Balkinization  

Monday, December 13, 2021

ABRAHAM JOSHUA HESCHEL: A LIFE OF RADICAL AMAZEMENT, by Julian E. Zelizer

Sandy Levinson

     I strongly recommend this new biography of Rabbi Abraham Joshua Heschel by Princeton historian Julian Zelizer.  It is of obvious interest to anyone interested in Jewish thought and theology.  It is part of the Yale University Press's notable series "Jewish Lives."  But what makes it of special interest to a far broader audience is the emphasis on Heschel's involvement in central civil rights struggles of the 1960s.  Most people, I suspect, have seen the iconic photograph of him with Martin Luther King, who became very close friends.  But Heschel also threw himself into the movement against the Vietnam War and the struggle to allow Soviet Jews to emigrate.

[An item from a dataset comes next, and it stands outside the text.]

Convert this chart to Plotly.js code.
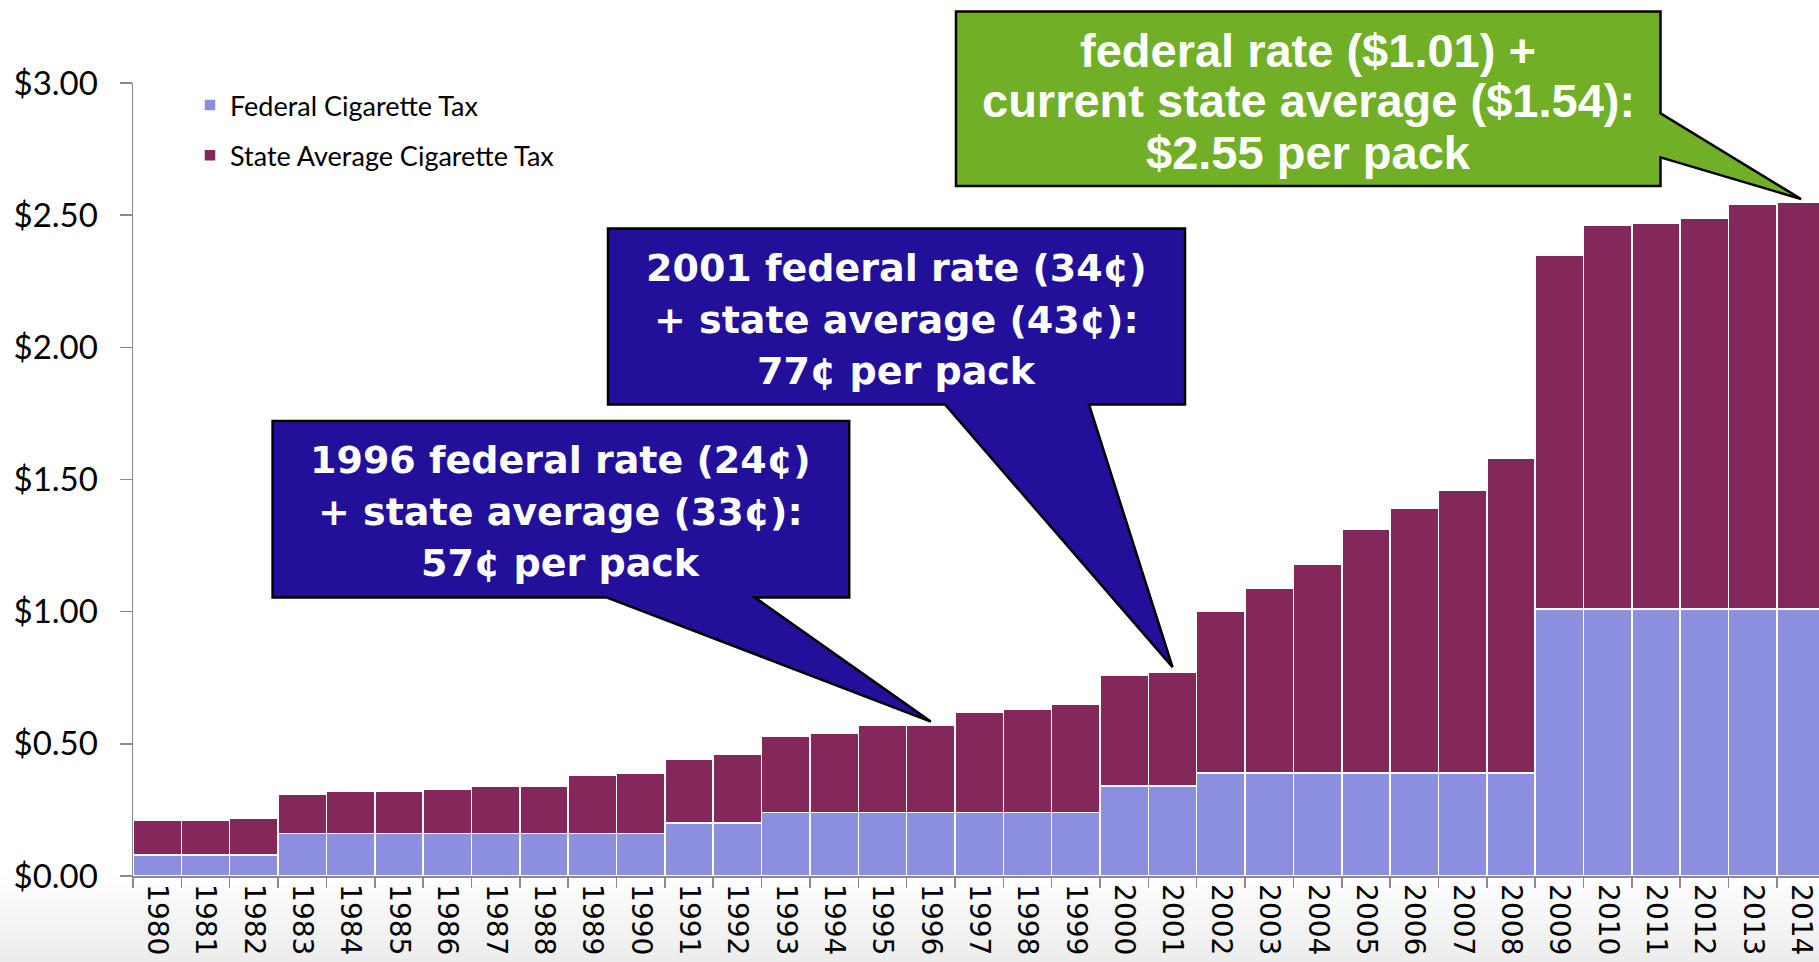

    So why is this book so important at this time?  The answer has already been given:  I like many other people who came of age in the 1960s grew up in a culture where progressive political and social movements relied on leadership provided by religious figures.  It was no small matter to analogize King and Heschel to the Hebrew Prophets (about whom Heschel wrote a central book, originally his doctoral dissertation in Germany but published in a revised version in the 1960s).  At the time, I think that those of us who were secular simply identified the prophets with a variety of attractive values attached to social justice.  But Zelizer makes it crystal clear that Heschel, like the Prophets he wrote about, was a strong believer in a living God who demanded justice and who, indeed, as a living God would inflict punishment on those who ignored the Divine decrees about living a just life.  In today's world Heschel might well be analogized to some Evangelical Protestants who similarly believe in living God who is judging us and punishing us for our decadence (from their point of view).   Most progressives today, I suspect, might admire Heschel's political values but feel completely estranged from, and possibly embarrassed by, the theology that helped in fact to explain his political zeal.  

    Today "religion-in-politics" is identified, at least in the US, with conservatism and, indeed, the rise of Donald J. Trump.  Although there are certainly some progressive figures within the religious community, they pale in importance to the conservative religionists who are at the head of the culture war that is tearing the country apart.  And the response of many/most secular liberals/progressives has been to "get religion out of politics" rather than allying with progressive religious figures who in fact share our politics.  That may well be as much of a mistake as the repudiation by many in the 1960s of the American flag, which was handed over to the Right instead of cherished as a symbol of what the country, at its best, might actually be.

    In any event, Zelizer's book is absolutely riveting, both as a study of a truly important figure within Jewish thought and in providing insight into the politics of the 1960s.